Ou talvez fosse a própria mulher que gritava a si mesma um berro de vida. Talvez a força maior que chamaste de Deus fosse a própria mulher tão maior que si mesma, crescida da dor. Talvez a súplica a Deus fosse, na verdade, uma súplica a si mesma, num sussurro de “sobreviva” gritado aos próprios ouvidos.

Talvez, antes de querer o perdão divino, ela precisasse perdoar a si. Antes de amar a Deus, talvez lhe fosse preciso o amor próprio. Pois, em meio a madrugada, já não importava o fim. Bastava-lhe o vir-a-ser.

11 pessoas disseram. E você?:

  1. Thiago Cavalcante disse...

    Thiago...
    É bom volver ao seu blog. (Tenho-te como referencial em escrita).
    Amigo, seu texto é forte e isso causa tremor em minha estrutura. E se eu for desforrá-lo, certamente emoções aflorarão. E preciso conter-me. Controlar-me no sentido de ser um pouco mais racional.
    Lendo-o fui direcionado à Clarice (é sempre assim... risos). Deixo-a então, externar algumas palavras igualmente fortes:

    "Meu Deus, me dê a coragem de viver trezentos e sessenta e cinco dias e noites, todos vazios de Tua presença. Me dê a coragem de considerar esse vazio como uma plenitude. Faça com que eu seja a Tua amante humilde, entrelaçada a Ti em êxtase. Faça com que eu possa falar com este vazio tremendo e receber como resposta o. amor materno que nutre e embala. Faça com que eu tenha a coragem de Te amar, sem odiar as Tuas ofensas à minha alma e ao meu corpo. Faça com que a solidão não me destrua. Faça com que minha solidão me sirva de companhia. Faça com que eu tenha a coragem de me enfrentar. Faça com que eu saiba ficar com o nada e mesmo assim me sentir como se estivesse plena de tudo. Receba em teus braços o meu pecado de pensar."

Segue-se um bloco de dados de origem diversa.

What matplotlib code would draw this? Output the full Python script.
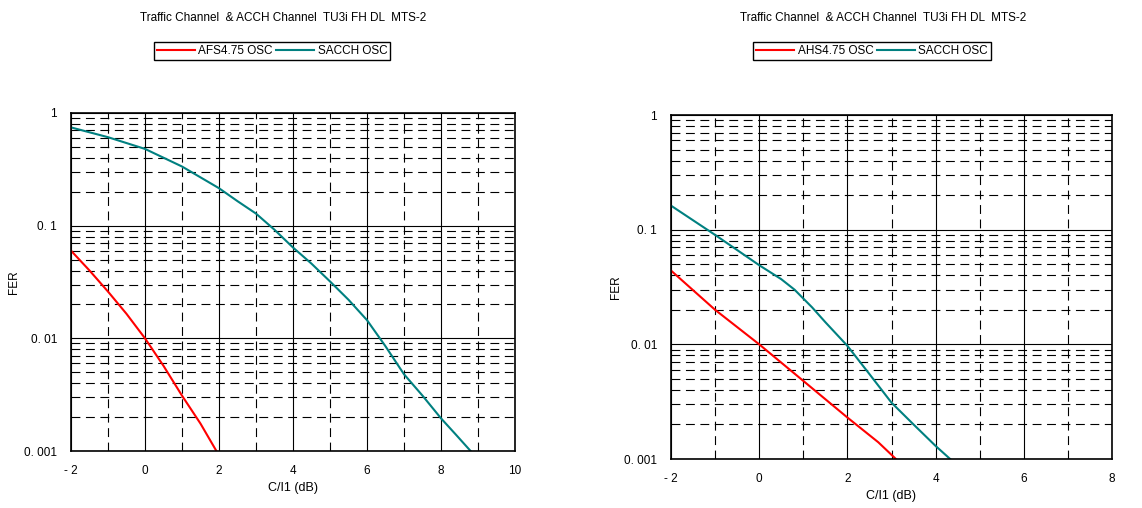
import matplotlib
matplotlib.use("Agg")
import matplotlib.pyplot as plt
import numpy as np
from matplotlib.ticker import FixedLocator, NullFormatter

plt.rcParams["font.family"] = ["Liberation Sans", "DejaVu Sans"]

# left panel: AFS4.75 / SACCH
left_red_x = [-2, -1.5, -1, -0.5, 0, 0.5, 1, 1.5, 1.93]
left_red_y = [0.060, 0.040, 0.026, 0.0165, 0.010, 0.0057, 0.0031, 0.00175, 0.001]
left_teal_x = [-2, -1, 0, 1, 2, 2.5, 3, 3.5, 4, 4.5, 5, 5.5, 6, 6.5, 7, 7.5, 8, 8.4, 8.8]
left_teal_y = [0.745, 0.61, 0.48, 0.335, 0.215, 0.165, 0.128, 0.092, 0.064, 0.046, 0.032, 0.022, 0.0145,
               0.0085, 0.0048, 0.0031, 0.00195, 0.0014, 0.001]

# right panel: AHS4.75 / SACCH
right_red_x = [-2, -1, 0, 1, 2, 2.7, 3.1]
right_red_y = [0.044, 0.020, 0.010, 0.0048, 0.0023, 0.0014, 0.001]
right_teal_x = [-2, -1, 0, 0.5, 0.8, 1.2, 1.5, 2, 2.5, 3, 3.5, 4, 4.33]
right_teal_y = [0.162, 0.090, 0.049, 0.037, 0.030, 0.021, 0.0156, 0.0097, 0.0055, 0.0031, 0.0020, 0.0013, 0.001]

title = "Traffic Channel  & ACCH Channel  TU3i FH DL  MTS-2"
red = "#ff0000"
teal = "#008080"

fig = plt.figure(figsize=(11.42, 5.08), dpi=100)


def panel(rect, xmax, red_x, red_y, teal_x, teal_y, red_label, title_x, legend_x, fer_x):
    ax = fig.add_axes(rect)
    ax.set_yscale("log")
    ax.set_xlim(-2, xmax)
    ax.set_ylim(0.001, 1)

    # grid: solid majors, dashed minors
    ax.xaxis.set_major_locator(FixedLocator(np.arange(-2, xmax + 1, 2)))
    ax.xaxis.set_minor_locator(FixedLocator(np.arange(-1, xmax, 2)))
    minors = [m * 10.0 ** e for e in (-3, -2, -1) for m in range(2, 10)]
    ax.yaxis.set_minor_locator(FixedLocator(minors))
    ax.yaxis.set_minor_formatter(NullFormatter())
    ax.set_yticks([0.001, 0.01, 0.1, 1])
    ax.set_yticklabels(["0. 001", "0. 01", "0. 1", "1"])
    ax.set_xticklabels([("- 2" if v == -2 else str(v)) for v in np.arange(-2, xmax + 1, 2)])
    ax.grid(True, which="major", color="black", lw=0.8, ls="-")
    ax.grid(True, which="minor", color="black", lw=0.8, ls=(0, (8, 5)))
    ax.tick_params(which="both", length=0, labelsize=8.5, pad=10)
    for s in ax.spines.values():
        s.set_linewidth(1.2)

    l1, = ax.plot(red_x, red_y, color=red, lw=1.5)
    l2, = ax.plot(teal_x, teal_y, color=teal, lw=1.5)

    ax.set_xlabel("C/I1 (dB)", fontsize=9, labelpad=4)
    yc = rect[1] + rect[3] / 2
    fig.text(fer_x, yc, "FER", rotation=90, ha="center", va="center", fontsize=8.5)

    fig.text(title_x, 1 - 18 / 508, title, ha="center", va="center", fontsize=8.5)
    fig.legend([l1, l2], [red_label, "SACCH OSC"], loc="center",
               bbox_to_anchor=(legend_x, 1 - 51 / 508), ncol=2, fontsize=8.5,
               frameon=True, fancybox=False, edgecolor="black", framealpha=1,
               handlelength=3.2, handletextpad=0.3, columnspacing=0.3,
               borderpad=0.25, borderaxespad=0)
    return ax


panel([71 / 1142, 1 - 451 / 508, 444 / 1142, 338 / 508], 10,
      left_red_x, left_red_y, left_teal_x, left_teal_y, "AFS4.75 OSC",
      283 / 1142, 272 / 1142, 14 / 1142)
panel([671 / 1142, 1 - 459 / 508, 441 / 1142, 344 / 508], 8,
      right_red_x, right_red_y, right_teal_x, right_teal_y, "AHS4.75 OSC",
      883 / 1142, 872 / 1142, 616 / 1142)

fig.savefig("out.png", dpi=100)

    Clarice Lispector in: Um Sopro de Vida, 4. ed. Rio de Janeiro, Nova Fronteira, 1978, pp. 154-155.

    Cito também, apenas uma frase do conto PERDOANDO DEUS – “Enquanto eu imaginar que "Deus" é bom só porque eu sou ruim, não estarei amando a nada: será apenas o meu modo de me acusar.

    ...

    Terenzi, obrigado por esses momentos de reflexões.
    Tenha uma ótima 4ª, rapaz.
    Ósculos e amplexos.

  2. Julio disse...

    e seria somente Deus todo o temor na mulher, ou uma fuga?


    gostei do blog. :D

  3. . disse...

    Nossa, que saudades daqui. Vou devorar seu blog, já li esse e "o cigarro". Sabe que eu acho seus textos sensacionais né?
    Sensacionais por trazerem uma sensação boa. Foda, sabe? Você tem um azul inexplicável.

    Beijos!

  4. Anônimo disse...

    Tantas e tantas vezes criamos e cremos em Deus apenas na hora de nosso medo... Amém!

  5. tchi disse...

    Um deus tão perto, longe ou até ausente.

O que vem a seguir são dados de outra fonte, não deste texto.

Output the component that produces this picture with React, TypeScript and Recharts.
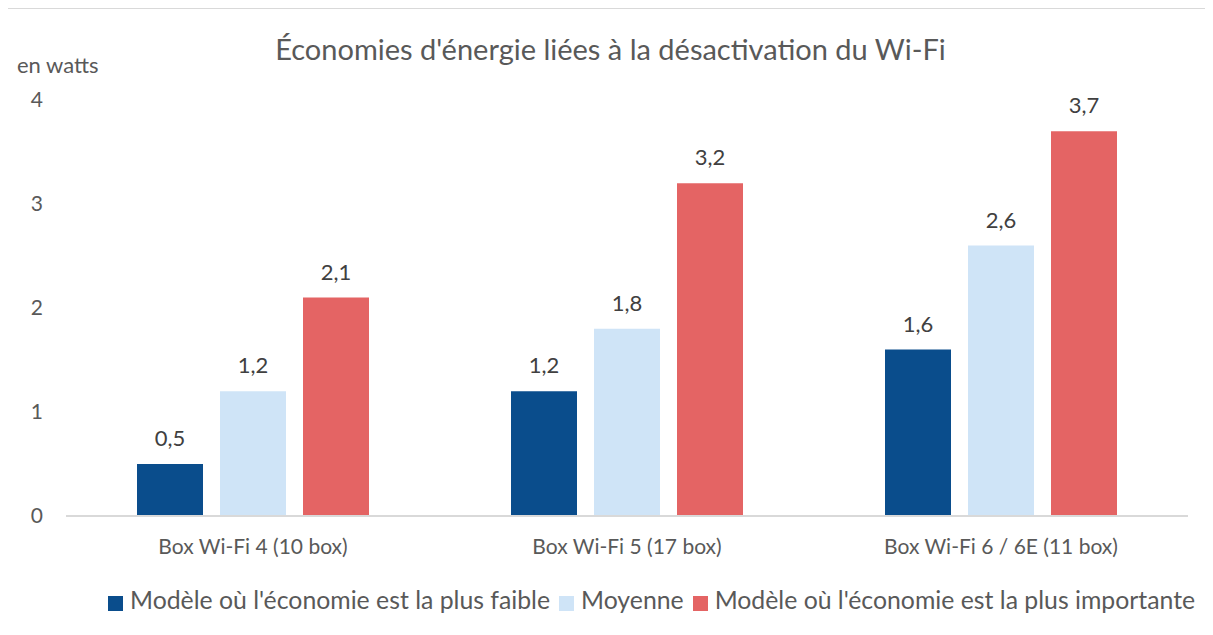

    A tantos Deus aconchega, liberta, aquieta, ilumina.

    Quiçá sejamos nós um prolongamento dos braços de Deus... para ajudar a afastar o medo, os receios, as dúvidas, tanta coisa.

    Extraordinária reflexão.

  6. Dóris disse...
    Este comentário foi removido pelo autor.
  7. Dóris disse...

    Não preciso nem falar que sou fã dos seus textos neh? Então tá...

    Adimiro em você, principalmete, a capacidade de sair de si ao escrever ou- acredito eu, ser a melhor hipótese- trabalhar tão bem o texto que o narrador se perde. Você, autor, supera o esperado. Não há como prever seus textos por te conhecer e isso é sensacional!

    Estilo lindo, palavras fortes, ideias originais- ou ideias originalmente trabalhadas-, escrita clariceana. Outro nível de leitura, definitivamente!

    P.S.: Acho que, no fim das contas, você também criou seu Deus... Minha curiosidade está em saber qual é ele, será o medo?

  8. Thiago Cavalcante disse...

    Opa! Bom dia, Thiago.

    Passando pra desejar-te uma boa semana e dizer que sinto a ausência de suas letras.

    "Há em mim uma coisa que grita porque há tempos nada me dói, e quando nada me dói, nada escrevo, entro em crise" [Danilo Castro]

  9. M. disse...

    Você escreve muito bem,parabens! *-*
    o meu Deus,é tão poderoso quanto o seu talento,parabêns.

  10. . disse...

    Adoro seus textos, e mesmo não atualizando mais meu blog com tanta frequencia eu sempre passo aqui para lê-lo. :-)
    Você tem twitter? :*

  11. LC disse...

    Tantos "talvez" nos rodeiam mulheres e homens no mais profundo do ser...
    Pensamos criar o mundo, quando na realidade ele nada mais é do que o reflexo de nós.
    Todo bem e mal está gerado dentro de nós e a fé também somos nós.